__WHAT THIS TASK INVOLVES__: Every record must be repeated exactly; omit any pictures they contain.

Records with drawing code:

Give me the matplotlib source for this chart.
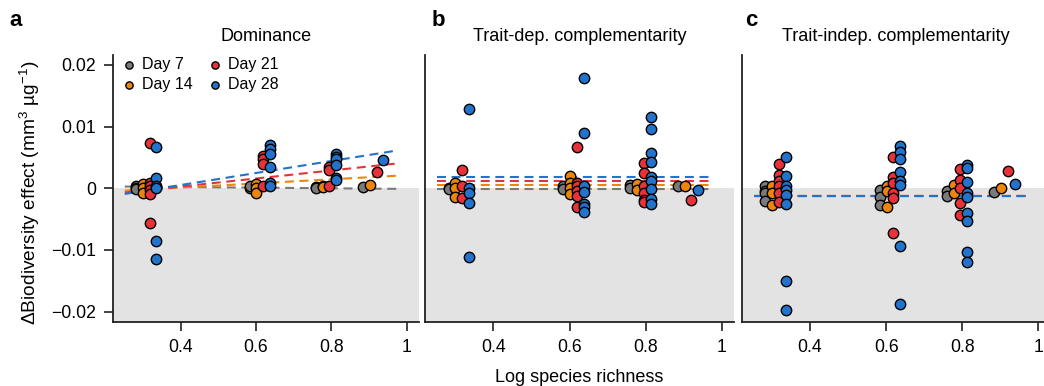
import numpy as np
import matplotlib
matplotlib.use("Agg")
import matplotlib.pyplot as plt

plt.rcParams['font.family'] = ['Liberation Sans', 'DejaVu Sans']
plt.rcParams['mathtext.fontset'] = 'custom'
plt.rcParams['mathtext.rm'] = 'Liberation Sans'
plt.rcParams['mathtext.it'] = 'Liberation Sans:italic'

# ---------------- data ----------------
richness = [2, 4, 6, 8]                       # species richness levels
days = ["Day 7", "Day 14", "Day 21", "Day 28"]
panel_titles = ["Dominance", "Trait-dep. complementarity", "Trait-indep. complementarity"]
panel_letters = ["a", "b", "c"]
xticks = [0.4, 0.6, 0.8, 1.0]
xticklabels = ["0.4", "0.6", "0.8", "1"]
yticks = [0.02, 0.01, 0.0, -0.01, -0.02]
yticklabels = ["0.02", "0.01", "0", "\u22120.01", "\u22120.02"]

# Dominance: values per richness level for each day
dom_d7 = [[0.0003, 0.0, -0.0002], [0.0, 0.0003], [0.0002, 0.0], [0.0002]]
dom_d14 = [[0.0007, 0.0, -0.0008], [0.0007, 0.0, -0.0008], [0.0004, 0.0002], [0.0005]]
dom_d21 = [[0.0073, 0.0009, 0.0003, -0.0003, -0.0009, -0.0057],
           [0.0052, 0.0047, 0.0040, 0.0004],
           [0.0035, 0.0029, 0.0004],
           [0.0027]]
dom_d28 = [[0.0066, 0.0017, 0.0003, 0.0001, -0.0085, -0.0115],
           [0.0070, 0.0063, 0.0056, 0.0035, 0.0008, 0.0003],
           [0.0055, 0.0051, 0.0047, 0.0038, 0.0016, 0.0013],
           [0.0045]]

# Trait-dependent complementarity
tdc_d7 = [[0.0, -0.0002], [0.0003, -0.0001], [0.0005, 0.0], [0.0004]]
tdc_d14 = [[0.0008, 0.0001, -0.0015], [0.0020, 0.0008, 0.0, -0.0009], [0.0007, -0.0003], [0.0003]]
tdc_d21 = [[0.0029, 0.0003, -0.0016],
           [0.0066, 0.0008, 0.0003, -0.0004, -0.0012, -0.0031],
           [0.0041, 0.0024, 0.0003, -0.0008, -0.0019, -0.0023],
           [-0.0019]]
tdc_d28 = [[0.0128, 0.0, -0.0008, -0.0024, -0.0112],
           [0.0178, 0.0090, 0.0003, -0.0006, -0.0026, -0.0031, -0.0038],
           [0.0115, 0.0096, 0.0057, 0.0042, 0.0018, 0.0011, -0.0002, -0.0018, -0.0026],
           [-0.0003]]

# Trait-independent complementarity
tic_d7 = [[0.0003, -0.0004, -0.0008, -0.0021], [-0.0003, -0.0015, -0.0028], [-0.0005, -0.0012], [-0.0006]]
tic_d14 = [[0.0003, -0.0007, -0.0028], [0.0004, -0.0005, -0.0031], [0.0005, -0.0008], [0.0]]
tic_d21 = [[0.0039, 0.0022, 0.0011, 0.0003, -0.0008, -0.0022],
           [0.0051, 0.0018, 0.0009, -0.0008, -0.0016, -0.0072],
           [0.0031, 0.0014, 0.0, -0.0024, -0.0043],
           [0.0028]]
tic_d28 = [[0.0050, 0.0019, 0.0004, -0.0003, -0.0011, -0.0025, -0.0150, -0.0198],
           [0.0068, 0.0058, 0.0047, 0.0026, 0.0011, 0.0005, -0.0093, -0.0188],
           [0.0038, 0.0032, 0.0010, -0.0008, -0.0014, -0.0041, -0.0054, -0.0103, -0.0120],
           [0.0007]]

# fitted lines per day: intercept and slope (y = a + b * log richness)
dom_fit_a = [0.0004, -0.00124, -0.00235, -0.00339]
dom_fit_b = [-0.00052, 0.00335, 0.00653, 0.00975]
tdc_fit_a = [-0.0001, 0.0005, 0.0011, 0.0018]
tdc_fit_b = [0.0, 0.0, 0.0, 0.0]
tic_fit_a = [-0.00125, -0.00125, -0.00125, -0.00125]
tic_fit_b = [0.0, 0.0, 0.0, 0.0]
fit_range = [0.252, 0.978]

panels = [
    ([dom_d7, dom_d14, dom_d21, dom_d28], dom_fit_a, dom_fit_b),
    ([tdc_d7, tdc_d14, tdc_d21, tdc_d28], tdc_fit_a, tdc_fit_b),
    ([tic_d7, tic_d14, tic_d21, tic_d28], tic_fit_a, tic_fit_b),
]

# ---------------- style ----------------
colors = ["#7a7a7a", "#ec850c", "#e8323a", "#2273cb"]
dodge = [-0.019, -0.001, 0.017, 0.035]
W, H = 1044, 386
fig = plt.figure(figsize=(W / 100, H / 100), dpi=100)

lefts = [112.7, 425.0, 741.5]
widths = [306.0, 309.0, 309.0]
ax_bottom_px, ax_top_px = 322.0, 55.0
spine_col = "#222222"

axes = []
for i, (series, fa, fb) in enumerate(panels):
    ax = fig.add_axes([lefts[i] / W, 1 - ax_bottom_px / H, widths[i] / W,
                       (ax_bottom_px - ax_top_px) / H])
    axes.append(ax)
    ax.set_xlim(0.22, 1.032)
    ax.set_ylim(-0.0217, 0.0216)
    ax.axhspan(-0.0217, 0.0, color="#e3e3e3", zorder=0, lw=0)
    for s in ["top", "right"]:
        ax.spines[s].set_visible(False)
    for s in ["left", "bottom"]:
        ax.spines[s].set_color(spine_col)
        ax.spines[s].set_linewidth(1.3)
    ax.set_xticks(xticks)
    ax.set_xticklabels(xticklabels)
    ax.tick_params(axis="x", direction="out", length=6.5, width=1.2, color=spine_col,
                   labelsize=12.7, pad=5.5)
    if i == 0:
        ax.set_yticks(yticks)
        ax.set_yticklabels(yticklabels)
        ax.tick_params(axis="y", direction="out", length=6.5, width=1.2, color=spine_col,
                       labelsize=12.7, pad=5.5)
    else:
        ax.set_yticks([])

    # fitted dashed lines
    xl = np.array(fit_range)
    for d in range(4):
        ax.plot(xl, fa[d] + fb[d] * xl, color=colors[d], lw=1.5,
                dashes=(4.3, 2.7), zorder=2)

    # points
    for d in range(4):
        for r, vals in zip(richness, series[d]):
            xs = np.full(len(vals), np.log10(r) + dodge[d])
            ax.scatter(xs, vals, s=56, color=colors[d], edgecolor="black",
                       linewidth=1.0, zorder=3 + d, label=days[d] if r == 2 else None)

    ax.set_title(panel_titles[i], fontsize=13, pad=10)
    fig.text((lefts[i] + [-103, 7, 4][i]) / W, 1 - 20 / H, panel_letters[i],
             fontsize=16, fontweight="bold", va="center", ha="left")

# legend in panel a
h, l = axes[0].get_legend_handles_labels()
axes[0].legend(h, l, loc="upper left", ncol=2, frameon=False, fontsize=11.5,
               handlelength=1.0, handletextpad=0.33, columnspacing=0.88,
               labelspacing=0.3, borderpad=0.0, borderaxespad=0.0,
               bbox_to_anchor=((121 - lefts[0]) / widths[0], 0.991), markerscale=0.7)

fig.text(29.5 / W, 1 - 192.5 / H, "\u0394Biodiversity effect (mm$^{3}$ \u00b5g$^{-1}$)",
         rotation=90, ha="center", va="center", fontsize=13.8)
fig.text(579.5 / W, 1 - 378 / H, "Log species richness", ha="center", va="center",
         fontsize=13)

fig.savefig("out.png", dpi=100)
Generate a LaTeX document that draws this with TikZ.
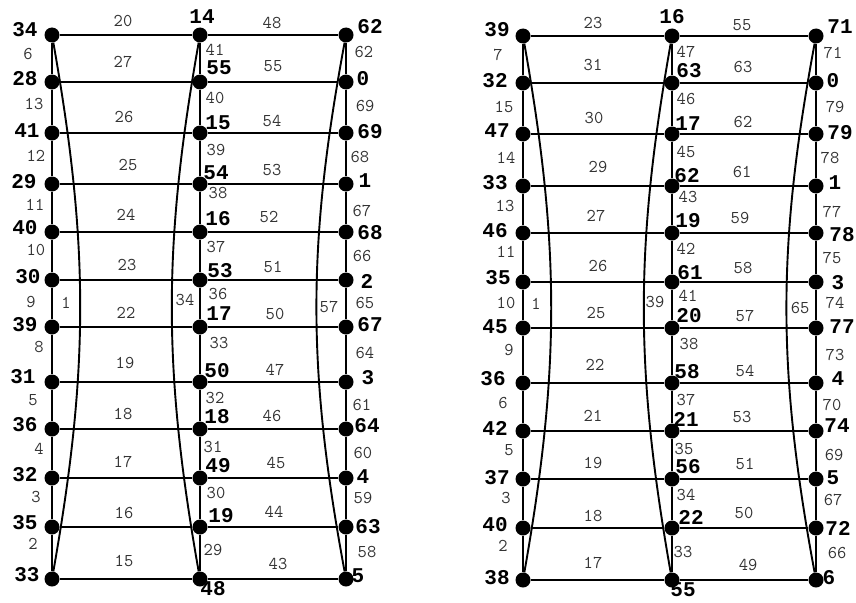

__RESULT FOR THIS EXERCISE__:
Give me the matplotlib source for this chart.
import numpy as np
import matplotlib
matplotlib.use("Agg")
import matplotlib.pyplot as plt

plt.rcParams['font.family'] = ['Liberation Sans', 'DejaVu Sans']
plt.rcParams['mathtext.fontset'] = 'custom'
plt.rcParams['mathtext.rm'] = 'Liberation Sans'
plt.rcParams['mathtext.it'] = 'Liberation Sans:italic'

# ---------------- data ----------------
richness = [2, 4, 6, 8]                       # species richness levels
days = ["Day 7", "Day 14", "Day 21", "Day 28"]
panel_titles = ["Dominance", "Trait-dep. complementarity", "Trait-indep. complementarity"]
panel_letters = ["a", "b", "c"]
xticks = [0.4, 0.6, 0.8, 1.0]
xticklabels = ["0.4", "0.6", "0.8", "1"]
yticks = [0.02, 0.01, 0.0, -0.01, -0.02]
yticklabels = ["0.02", "0.01", "0", "\u22120.01", "\u22120.02"]

# Dominance: values per richness level for each day
dom_d7 = [[0.0003, 0.0, -0.0002], [0.0, 0.0003], [0.0002, 0.0], [0.0002]]
dom_d14 = [[0.0007, 0.0, -0.0008], [0.0007, 0.0, -0.0008], [0.0004, 0.0002], [0.0005]]
dom_d21 = [[0.0073, 0.0009, 0.0003, -0.0003, -0.0009, -0.0057],
           [0.0052, 0.0047, 0.0040, 0.0004],
           [0.0035, 0.0029, 0.0004],
           [0.0027]]
dom_d28 = [[0.0066, 0.0017, 0.0003, 0.0001, -0.0085, -0.0115],
           [0.0070, 0.0063, 0.0056, 0.0035, 0.0008, 0.0003],
           [0.0055, 0.0051, 0.0047, 0.0038, 0.0016, 0.0013],
           [0.0045]]

# Trait-dependent complementarity
tdc_d7 = [[0.0, -0.0002], [0.0003, -0.0001], [0.0005, 0.0], [0.0004]]
tdc_d14 = [[0.0008, 0.0001, -0.0015], [0.0020, 0.0008, 0.0, -0.0009], [0.0007, -0.0003], [0.0003]]
tdc_d21 = [[0.0029, 0.0003, -0.0016],
           [0.0066, 0.0008, 0.0003, -0.0004, -0.0012, -0.0031],
           [0.0041, 0.0024, 0.0003, -0.0008, -0.0019, -0.0023],
           [-0.0019]]
tdc_d28 = [[0.0128, 0.0, -0.0008, -0.0024, -0.0112],
           [0.0178, 0.0090, 0.0003, -0.0006, -0.0026, -0.0031, -0.0038],
           [0.0115, 0.0096, 0.0057, 0.0042, 0.0018, 0.0011, -0.0002, -0.0018, -0.0026],
           [-0.0003]]

# Trait-independent complementarity
tic_d7 = [[0.0003, -0.0004, -0.0008, -0.0021], [-0.0003, -0.0015, -0.0028], [-0.0005, -0.0012], [-0.0006]]
tic_d14 = [[0.0003, -0.0007, -0.0028], [0.0004, -0.0005, -0.0031], [0.0005, -0.0008], [0.0]]
tic_d21 = [[0.0039, 0.0022, 0.0011, 0.0003, -0.0008, -0.0022],
           [0.0051, 0.0018, 0.0009, -0.0008, -0.0016, -0.0072],
           [0.0031, 0.0014, 0.0, -0.0024, -0.0043],
           [0.0028]]
tic_d28 = [[0.0050, 0.0019, 0.0004, -0.0003, -0.0011, -0.0025, -0.0150, -0.0198],
           [0.0068, 0.0058, 0.0047, 0.0026, 0.0011, 0.0005, -0.0093, -0.0188],
           [0.0038, 0.0032, 0.0010, -0.0008, -0.0014, -0.0041, -0.0054, -0.0103, -0.0120],
           [0.0007]]

# fitted lines per day: intercept and slope (y = a + b * log richness)
dom_fit_a = [0.0004, -0.00124, -0.00235, -0.00339]
dom_fit_b = [-0.00052, 0.00335, 0.00653, 0.00975]
tdc_fit_a = [-0.0001, 0.0005, 0.0011, 0.0018]
tdc_fit_b = [0.0, 0.0, 0.0, 0.0]
tic_fit_a = [-0.00125, -0.00125, -0.00125, -0.00125]
tic_fit_b = [0.0, 0.0, 0.0, 0.0]
fit_range = [0.252, 0.978]

panels = [
    ([dom_d7, dom_d14, dom_d21, dom_d28], dom_fit_a, dom_fit_b),
    ([tdc_d7, tdc_d14, tdc_d21, tdc_d28], tdc_fit_a, tdc_fit_b),
    ([tic_d7, tic_d14, tic_d21, tic_d28], tic_fit_a, tic_fit_b),
]

# ---------------- style ----------------
colors = ["#7a7a7a", "#ec850c", "#e8323a", "#2273cb"]
dodge = [-0.019, -0.001, 0.017, 0.035]
W, H = 1044, 386
fig = plt.figure(figsize=(W / 100, H / 100), dpi=100)

lefts = [112.7, 425.0, 741.5]
widths = [306.0, 309.0, 309.0]
ax_bottom_px, ax_top_px = 322.0, 55.0
spine_col = "#222222"

axes = []
for i, (series, fa, fb) in enumerate(panels):
    ax = fig.add_axes([lefts[i] / W, 1 - ax_bottom_px / H, widths[i] / W,
                       (ax_bottom_px - ax_top_px) / H])
    axes.append(ax)
    ax.set_xlim(0.22, 1.032)
    ax.set_ylim(-0.0217, 0.0216)
    ax.axhspan(-0.0217, 0.0, color="#e3e3e3", zorder=0, lw=0)
    for s in ["top", "right"]:
        ax.spines[s].set_visible(False)
    for s in ["left", "bottom"]:
        ax.spines[s].set_color(spine_col)
        ax.spines[s].set_linewidth(1.3)
    ax.set_xticks(xticks)
    ax.set_xticklabels(xticklabels)
    ax.tick_params(axis="x", direction="out", length=6.5, width=1.2, color=spine_col,
                   labelsize=12.7, pad=5.5)
    if i == 0:
        ax.set_yticks(yticks)
        ax.set_yticklabels(yticklabels)
        ax.tick_params(axis="y", direction="out", length=6.5, width=1.2, color=spine_col,
                       labelsize=12.7, pad=5.5)
    else:
        ax.set_yticks([])

    # fitted dashed lines
    xl = np.array(fit_range)
    for d in range(4):
        ax.plot(xl, fa[d] + fb[d] * xl, color=colors[d], lw=1.5,
                dashes=(4.3, 2.7), zorder=2)

    # points
    for d in range(4):
        for r, vals in zip(richness, series[d]):
            xs = np.full(len(vals), np.log10(r) + dodge[d])
            ax.scatter(xs, vals, s=56, color=colors[d], edgecolor="black",
                       linewidth=1.0, zorder=3 + d, label=days[d] if r == 2 else None)

    ax.set_title(panel_titles[i], fontsize=13, pad=10)
    fig.text((lefts[i] + [-103, 7, 4][i]) / W, 1 - 20 / H, panel_letters[i],
             fontsize=16, fontweight="bold", va="center", ha="left")

# legend in panel a
h, l = axes[0].get_legend_handles_labels()
axes[0].legend(h, l, loc="upper left", ncol=2, frameon=False, fontsize=11.5,
               handlelength=1.0, handletextpad=0.33, columnspacing=0.88,
               labelspacing=0.3, borderpad=0.0, borderaxespad=0.0,
               bbox_to_anchor=((121 - lefts[0]) / widths[0], 0.991), markerscale=0.7)

fig.text(29.5 / W, 1 - 192.5 / H, "\u0394Biodiversity effect (mm$^{3}$ \u00b5g$^{-1}$)",
         rotation=90, ha="center", va="center", fontsize=13.8)
fig.text(579.5 / W, 1 - 378 / H, "Log species richness", ha="center", va="center",
         fontsize=13)

fig.savefig("out.png", dpi=100)
Generate a LaTeX document that draws this with TikZ.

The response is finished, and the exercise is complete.